- **Your task**
Return each line containing "that".

- **Supplied entries**
╔══

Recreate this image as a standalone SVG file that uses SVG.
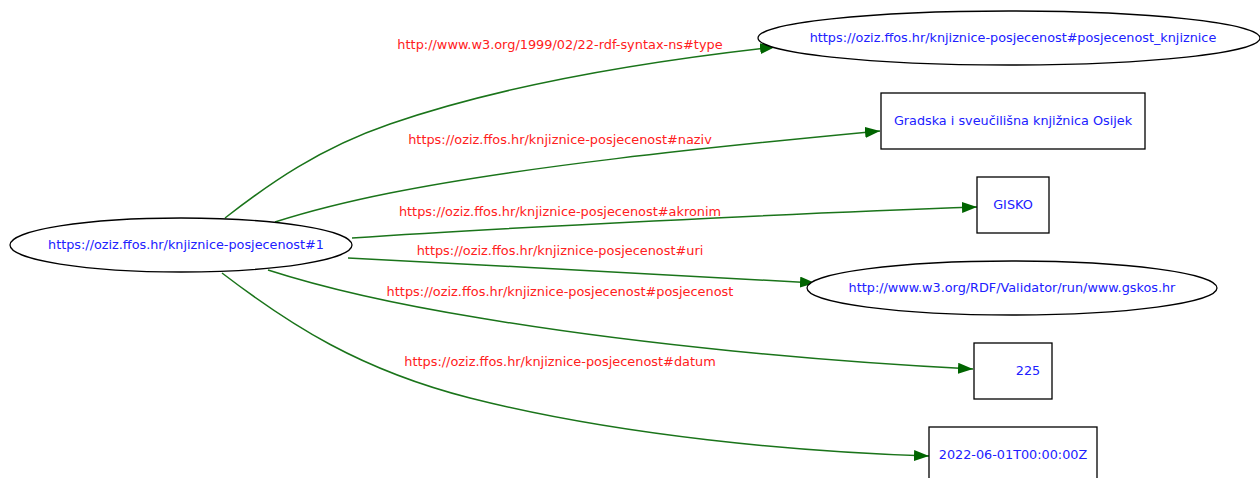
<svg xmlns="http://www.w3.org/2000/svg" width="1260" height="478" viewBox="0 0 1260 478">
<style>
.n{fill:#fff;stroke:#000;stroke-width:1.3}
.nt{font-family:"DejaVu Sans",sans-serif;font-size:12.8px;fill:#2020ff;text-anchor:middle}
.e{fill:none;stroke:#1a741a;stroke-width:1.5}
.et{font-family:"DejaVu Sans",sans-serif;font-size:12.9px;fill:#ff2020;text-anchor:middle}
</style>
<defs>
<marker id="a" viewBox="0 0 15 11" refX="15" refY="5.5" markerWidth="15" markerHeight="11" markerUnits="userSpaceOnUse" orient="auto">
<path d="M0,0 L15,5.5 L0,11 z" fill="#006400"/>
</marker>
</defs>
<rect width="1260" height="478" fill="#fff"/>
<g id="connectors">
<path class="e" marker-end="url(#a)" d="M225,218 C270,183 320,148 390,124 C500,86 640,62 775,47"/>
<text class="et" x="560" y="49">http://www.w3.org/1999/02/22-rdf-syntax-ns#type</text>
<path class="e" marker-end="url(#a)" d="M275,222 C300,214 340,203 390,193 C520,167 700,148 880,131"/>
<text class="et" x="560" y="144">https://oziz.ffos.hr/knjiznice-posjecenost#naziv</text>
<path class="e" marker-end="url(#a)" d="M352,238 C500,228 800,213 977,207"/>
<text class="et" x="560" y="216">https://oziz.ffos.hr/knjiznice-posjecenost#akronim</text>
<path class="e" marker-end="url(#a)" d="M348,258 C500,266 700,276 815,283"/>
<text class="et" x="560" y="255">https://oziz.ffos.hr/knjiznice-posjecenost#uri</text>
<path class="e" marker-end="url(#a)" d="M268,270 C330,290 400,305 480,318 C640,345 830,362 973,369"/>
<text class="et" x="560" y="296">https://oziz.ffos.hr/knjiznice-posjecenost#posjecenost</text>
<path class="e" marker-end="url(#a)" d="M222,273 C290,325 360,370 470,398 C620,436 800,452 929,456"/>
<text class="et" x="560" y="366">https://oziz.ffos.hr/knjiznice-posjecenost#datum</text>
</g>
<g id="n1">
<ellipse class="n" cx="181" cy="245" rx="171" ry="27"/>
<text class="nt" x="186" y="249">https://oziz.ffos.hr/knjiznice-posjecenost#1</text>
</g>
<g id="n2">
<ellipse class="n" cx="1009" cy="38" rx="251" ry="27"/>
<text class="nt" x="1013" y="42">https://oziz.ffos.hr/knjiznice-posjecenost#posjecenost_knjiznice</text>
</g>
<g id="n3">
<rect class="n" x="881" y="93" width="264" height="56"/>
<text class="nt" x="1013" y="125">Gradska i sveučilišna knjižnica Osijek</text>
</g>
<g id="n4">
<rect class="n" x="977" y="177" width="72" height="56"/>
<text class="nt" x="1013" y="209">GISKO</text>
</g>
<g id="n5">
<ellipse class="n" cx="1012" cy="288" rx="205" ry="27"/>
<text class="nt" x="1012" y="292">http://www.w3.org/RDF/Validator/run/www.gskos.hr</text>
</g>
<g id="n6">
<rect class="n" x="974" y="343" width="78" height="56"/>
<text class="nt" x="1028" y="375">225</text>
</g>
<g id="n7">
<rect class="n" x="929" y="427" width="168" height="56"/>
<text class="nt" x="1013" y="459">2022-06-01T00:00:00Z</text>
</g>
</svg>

╚══
╔══

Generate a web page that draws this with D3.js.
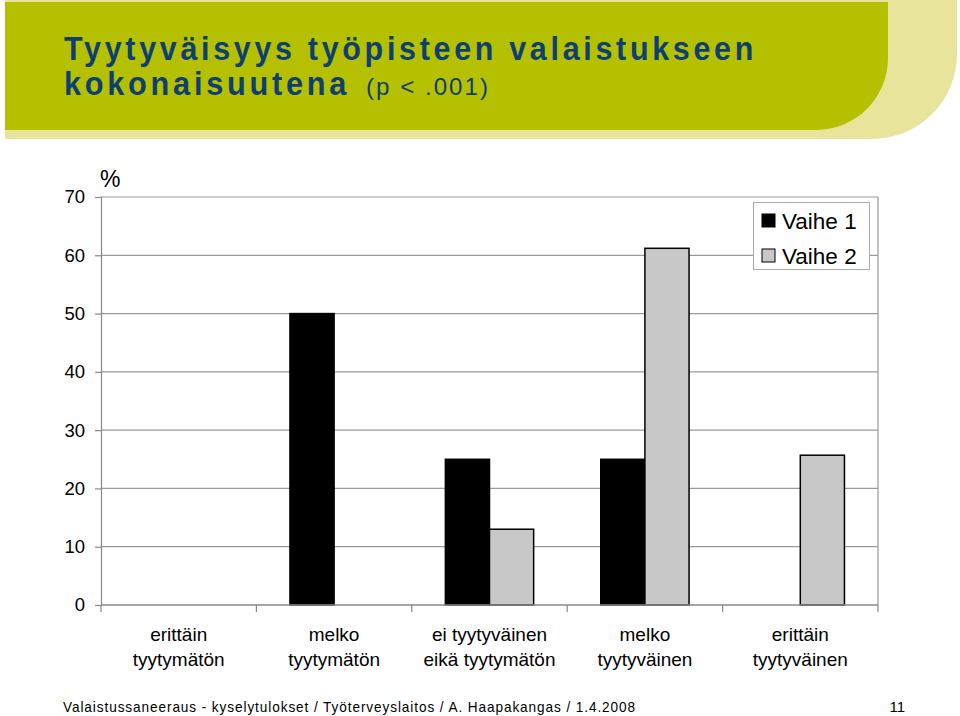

╚══
╔══

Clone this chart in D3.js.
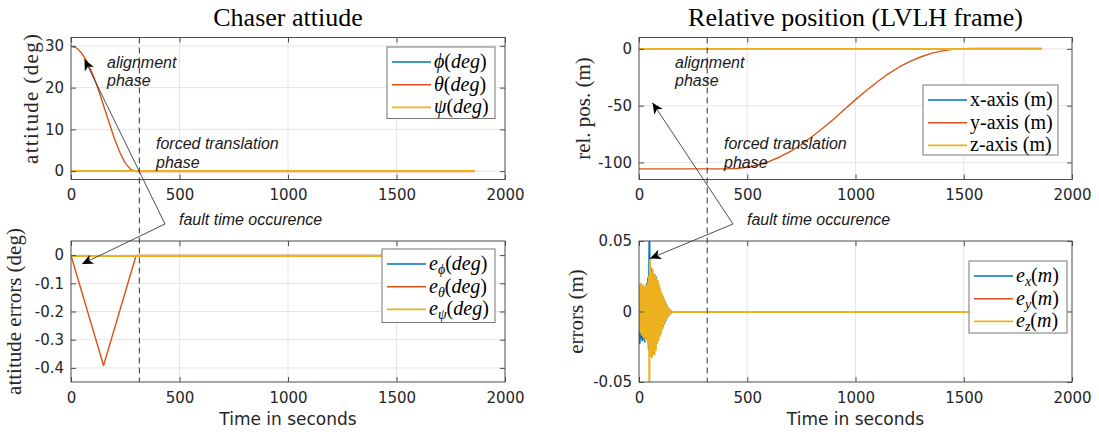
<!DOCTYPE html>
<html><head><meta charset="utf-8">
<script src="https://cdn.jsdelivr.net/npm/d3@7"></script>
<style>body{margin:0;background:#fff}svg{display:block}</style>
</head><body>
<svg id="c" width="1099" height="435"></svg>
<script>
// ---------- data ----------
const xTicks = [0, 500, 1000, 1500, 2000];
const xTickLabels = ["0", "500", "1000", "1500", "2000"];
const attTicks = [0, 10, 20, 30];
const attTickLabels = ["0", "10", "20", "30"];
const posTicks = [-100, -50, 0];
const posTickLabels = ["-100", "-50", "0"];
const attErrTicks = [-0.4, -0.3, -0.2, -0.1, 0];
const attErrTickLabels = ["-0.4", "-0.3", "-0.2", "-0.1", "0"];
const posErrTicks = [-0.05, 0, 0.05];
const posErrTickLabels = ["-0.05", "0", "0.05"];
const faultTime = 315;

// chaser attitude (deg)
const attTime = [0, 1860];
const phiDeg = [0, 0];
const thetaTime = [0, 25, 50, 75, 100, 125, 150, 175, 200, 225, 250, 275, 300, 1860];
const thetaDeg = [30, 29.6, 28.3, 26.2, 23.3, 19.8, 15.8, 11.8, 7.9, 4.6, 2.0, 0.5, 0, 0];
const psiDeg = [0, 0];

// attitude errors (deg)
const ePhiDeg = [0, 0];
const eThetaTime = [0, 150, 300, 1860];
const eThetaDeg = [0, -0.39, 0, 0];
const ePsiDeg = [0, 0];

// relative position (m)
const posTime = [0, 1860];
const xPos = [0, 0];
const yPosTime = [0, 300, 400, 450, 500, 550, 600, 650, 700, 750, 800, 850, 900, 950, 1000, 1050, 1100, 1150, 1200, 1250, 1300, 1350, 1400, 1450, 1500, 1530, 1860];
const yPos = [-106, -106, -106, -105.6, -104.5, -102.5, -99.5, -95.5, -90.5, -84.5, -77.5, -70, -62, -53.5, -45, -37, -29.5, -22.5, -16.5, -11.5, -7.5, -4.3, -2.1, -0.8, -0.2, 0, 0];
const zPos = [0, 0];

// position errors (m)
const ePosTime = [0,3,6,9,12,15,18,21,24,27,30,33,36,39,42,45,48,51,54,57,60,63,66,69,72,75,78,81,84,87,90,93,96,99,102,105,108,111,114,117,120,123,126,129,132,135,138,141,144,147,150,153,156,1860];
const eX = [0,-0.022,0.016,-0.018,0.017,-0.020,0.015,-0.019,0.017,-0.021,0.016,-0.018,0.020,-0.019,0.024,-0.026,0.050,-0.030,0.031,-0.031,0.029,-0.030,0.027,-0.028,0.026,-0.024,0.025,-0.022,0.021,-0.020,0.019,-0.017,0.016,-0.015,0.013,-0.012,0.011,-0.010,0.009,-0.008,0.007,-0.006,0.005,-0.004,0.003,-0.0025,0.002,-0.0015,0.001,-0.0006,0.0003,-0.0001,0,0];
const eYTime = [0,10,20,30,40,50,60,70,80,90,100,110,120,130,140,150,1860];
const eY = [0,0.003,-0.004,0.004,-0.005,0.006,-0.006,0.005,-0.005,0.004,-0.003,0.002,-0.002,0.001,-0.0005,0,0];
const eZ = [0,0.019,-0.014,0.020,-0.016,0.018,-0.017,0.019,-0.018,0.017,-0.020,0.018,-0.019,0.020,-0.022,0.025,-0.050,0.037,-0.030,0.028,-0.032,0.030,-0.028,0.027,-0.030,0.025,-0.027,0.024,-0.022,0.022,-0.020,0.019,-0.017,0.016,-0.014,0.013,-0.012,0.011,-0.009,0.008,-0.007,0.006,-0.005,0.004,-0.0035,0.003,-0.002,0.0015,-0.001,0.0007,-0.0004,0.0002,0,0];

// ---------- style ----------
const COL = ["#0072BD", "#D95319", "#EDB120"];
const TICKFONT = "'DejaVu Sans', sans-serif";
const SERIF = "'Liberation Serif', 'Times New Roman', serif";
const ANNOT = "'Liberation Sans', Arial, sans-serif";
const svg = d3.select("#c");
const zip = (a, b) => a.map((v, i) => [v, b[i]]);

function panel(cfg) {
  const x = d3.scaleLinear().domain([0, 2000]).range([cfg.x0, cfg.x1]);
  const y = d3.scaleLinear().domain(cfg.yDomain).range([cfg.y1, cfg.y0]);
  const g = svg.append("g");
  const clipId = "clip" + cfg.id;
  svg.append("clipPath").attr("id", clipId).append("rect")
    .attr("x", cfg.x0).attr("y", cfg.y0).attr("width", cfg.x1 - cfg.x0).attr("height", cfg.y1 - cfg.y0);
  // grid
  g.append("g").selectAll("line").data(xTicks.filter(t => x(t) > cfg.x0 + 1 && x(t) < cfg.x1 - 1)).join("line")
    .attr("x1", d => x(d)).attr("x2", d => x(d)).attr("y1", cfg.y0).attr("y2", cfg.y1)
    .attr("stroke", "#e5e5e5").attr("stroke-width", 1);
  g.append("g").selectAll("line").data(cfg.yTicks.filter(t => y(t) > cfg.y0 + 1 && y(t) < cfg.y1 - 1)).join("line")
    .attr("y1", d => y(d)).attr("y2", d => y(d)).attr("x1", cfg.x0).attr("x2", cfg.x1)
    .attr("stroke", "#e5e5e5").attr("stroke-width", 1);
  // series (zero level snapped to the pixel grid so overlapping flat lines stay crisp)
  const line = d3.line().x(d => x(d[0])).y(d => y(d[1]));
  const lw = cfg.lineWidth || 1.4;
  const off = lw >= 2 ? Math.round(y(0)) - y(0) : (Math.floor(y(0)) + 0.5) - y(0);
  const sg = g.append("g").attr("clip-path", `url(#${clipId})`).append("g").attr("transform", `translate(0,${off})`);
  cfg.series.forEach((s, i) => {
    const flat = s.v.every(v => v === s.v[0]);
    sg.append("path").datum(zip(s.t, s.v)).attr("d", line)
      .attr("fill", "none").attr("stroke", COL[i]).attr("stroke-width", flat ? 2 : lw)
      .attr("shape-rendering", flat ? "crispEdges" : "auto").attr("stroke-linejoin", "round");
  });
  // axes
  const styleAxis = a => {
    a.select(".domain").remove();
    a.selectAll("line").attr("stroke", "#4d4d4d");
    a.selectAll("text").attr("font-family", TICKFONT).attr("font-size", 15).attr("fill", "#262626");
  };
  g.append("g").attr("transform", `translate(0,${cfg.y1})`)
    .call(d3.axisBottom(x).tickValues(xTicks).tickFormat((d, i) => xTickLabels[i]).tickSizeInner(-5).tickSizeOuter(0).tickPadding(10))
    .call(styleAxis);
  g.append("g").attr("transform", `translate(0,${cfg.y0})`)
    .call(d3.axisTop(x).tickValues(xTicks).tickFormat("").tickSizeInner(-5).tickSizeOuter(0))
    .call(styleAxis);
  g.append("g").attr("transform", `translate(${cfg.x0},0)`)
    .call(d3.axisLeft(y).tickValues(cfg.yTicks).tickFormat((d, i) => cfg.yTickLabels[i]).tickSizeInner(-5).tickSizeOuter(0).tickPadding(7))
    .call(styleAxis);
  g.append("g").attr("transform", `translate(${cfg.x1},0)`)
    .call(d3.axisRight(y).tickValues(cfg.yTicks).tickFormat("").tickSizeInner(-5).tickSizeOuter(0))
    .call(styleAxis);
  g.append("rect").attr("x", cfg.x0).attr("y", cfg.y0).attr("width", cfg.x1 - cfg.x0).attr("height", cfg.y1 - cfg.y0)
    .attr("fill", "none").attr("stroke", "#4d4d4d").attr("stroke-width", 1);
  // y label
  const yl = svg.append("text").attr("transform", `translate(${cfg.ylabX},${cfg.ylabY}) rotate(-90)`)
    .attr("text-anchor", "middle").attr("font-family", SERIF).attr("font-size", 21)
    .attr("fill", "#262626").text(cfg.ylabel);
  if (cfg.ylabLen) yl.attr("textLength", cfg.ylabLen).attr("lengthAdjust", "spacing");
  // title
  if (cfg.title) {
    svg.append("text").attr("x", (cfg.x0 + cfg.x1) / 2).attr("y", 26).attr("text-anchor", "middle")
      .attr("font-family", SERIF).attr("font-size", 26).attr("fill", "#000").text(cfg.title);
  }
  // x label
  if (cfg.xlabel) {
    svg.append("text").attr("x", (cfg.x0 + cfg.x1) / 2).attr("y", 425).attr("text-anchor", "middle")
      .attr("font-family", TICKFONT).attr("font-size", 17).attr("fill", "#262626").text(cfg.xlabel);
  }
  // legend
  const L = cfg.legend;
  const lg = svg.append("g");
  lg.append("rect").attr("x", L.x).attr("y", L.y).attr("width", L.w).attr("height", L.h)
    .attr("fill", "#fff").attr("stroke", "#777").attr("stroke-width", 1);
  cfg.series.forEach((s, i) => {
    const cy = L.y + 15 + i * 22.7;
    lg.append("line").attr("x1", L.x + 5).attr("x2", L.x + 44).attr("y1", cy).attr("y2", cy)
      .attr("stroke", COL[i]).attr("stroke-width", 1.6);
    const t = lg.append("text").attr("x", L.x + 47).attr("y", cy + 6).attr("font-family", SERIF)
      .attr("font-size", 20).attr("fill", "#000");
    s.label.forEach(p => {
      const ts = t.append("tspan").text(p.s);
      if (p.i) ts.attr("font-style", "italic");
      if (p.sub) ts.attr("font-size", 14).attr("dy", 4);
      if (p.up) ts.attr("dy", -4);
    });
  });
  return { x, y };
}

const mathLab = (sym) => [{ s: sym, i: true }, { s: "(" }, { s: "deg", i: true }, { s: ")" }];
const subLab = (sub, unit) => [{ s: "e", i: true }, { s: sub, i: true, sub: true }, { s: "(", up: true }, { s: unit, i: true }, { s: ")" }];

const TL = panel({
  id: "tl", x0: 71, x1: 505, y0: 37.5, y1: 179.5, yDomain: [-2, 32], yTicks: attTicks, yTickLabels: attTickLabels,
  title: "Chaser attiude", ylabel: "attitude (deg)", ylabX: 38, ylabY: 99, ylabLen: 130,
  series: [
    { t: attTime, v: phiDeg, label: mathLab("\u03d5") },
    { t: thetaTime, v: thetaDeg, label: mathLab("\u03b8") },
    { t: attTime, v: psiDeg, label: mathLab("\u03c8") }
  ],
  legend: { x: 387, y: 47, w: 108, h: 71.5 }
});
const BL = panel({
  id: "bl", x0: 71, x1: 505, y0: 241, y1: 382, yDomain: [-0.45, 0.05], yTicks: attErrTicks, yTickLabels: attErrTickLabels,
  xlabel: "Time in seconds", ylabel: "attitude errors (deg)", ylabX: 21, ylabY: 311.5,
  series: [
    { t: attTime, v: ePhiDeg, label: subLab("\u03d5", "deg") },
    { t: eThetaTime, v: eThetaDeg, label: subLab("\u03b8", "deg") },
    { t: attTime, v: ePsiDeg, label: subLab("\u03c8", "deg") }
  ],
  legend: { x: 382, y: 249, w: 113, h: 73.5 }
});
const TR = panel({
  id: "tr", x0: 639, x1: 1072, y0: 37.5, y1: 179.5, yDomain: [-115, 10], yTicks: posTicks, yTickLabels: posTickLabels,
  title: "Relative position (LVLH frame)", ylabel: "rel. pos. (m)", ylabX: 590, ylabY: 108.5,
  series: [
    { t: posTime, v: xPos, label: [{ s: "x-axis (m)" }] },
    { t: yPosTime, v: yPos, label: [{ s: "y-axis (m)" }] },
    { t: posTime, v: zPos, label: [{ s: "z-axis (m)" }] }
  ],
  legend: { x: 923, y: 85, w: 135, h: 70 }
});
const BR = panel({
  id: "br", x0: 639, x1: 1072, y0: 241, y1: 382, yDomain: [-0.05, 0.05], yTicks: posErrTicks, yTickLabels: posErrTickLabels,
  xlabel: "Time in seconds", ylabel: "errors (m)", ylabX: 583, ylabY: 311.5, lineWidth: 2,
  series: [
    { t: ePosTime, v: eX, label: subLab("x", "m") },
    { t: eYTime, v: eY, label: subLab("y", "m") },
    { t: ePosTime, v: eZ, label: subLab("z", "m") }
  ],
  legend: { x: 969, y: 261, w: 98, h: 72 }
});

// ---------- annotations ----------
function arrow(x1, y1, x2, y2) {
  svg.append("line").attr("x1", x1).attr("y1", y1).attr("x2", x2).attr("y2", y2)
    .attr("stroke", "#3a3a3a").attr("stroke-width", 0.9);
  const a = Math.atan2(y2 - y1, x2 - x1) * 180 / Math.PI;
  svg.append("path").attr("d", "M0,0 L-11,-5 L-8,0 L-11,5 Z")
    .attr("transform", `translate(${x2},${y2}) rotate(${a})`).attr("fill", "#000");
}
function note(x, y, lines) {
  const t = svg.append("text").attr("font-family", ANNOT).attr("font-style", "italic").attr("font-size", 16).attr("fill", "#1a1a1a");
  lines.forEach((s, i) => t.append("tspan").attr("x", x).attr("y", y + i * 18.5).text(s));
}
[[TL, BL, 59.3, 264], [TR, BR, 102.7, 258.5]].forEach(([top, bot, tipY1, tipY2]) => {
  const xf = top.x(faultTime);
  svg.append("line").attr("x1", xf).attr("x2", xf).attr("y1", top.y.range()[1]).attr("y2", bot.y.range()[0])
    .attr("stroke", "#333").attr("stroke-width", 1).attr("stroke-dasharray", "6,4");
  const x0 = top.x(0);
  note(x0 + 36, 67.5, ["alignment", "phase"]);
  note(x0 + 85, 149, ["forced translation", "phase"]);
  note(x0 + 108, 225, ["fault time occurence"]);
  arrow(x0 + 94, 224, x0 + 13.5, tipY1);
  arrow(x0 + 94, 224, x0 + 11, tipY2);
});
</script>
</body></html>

╚══

- **Right answer**
Recreate this image as a standalone SVG file that uses SVG.
Generate a web page that draws this with D3.js.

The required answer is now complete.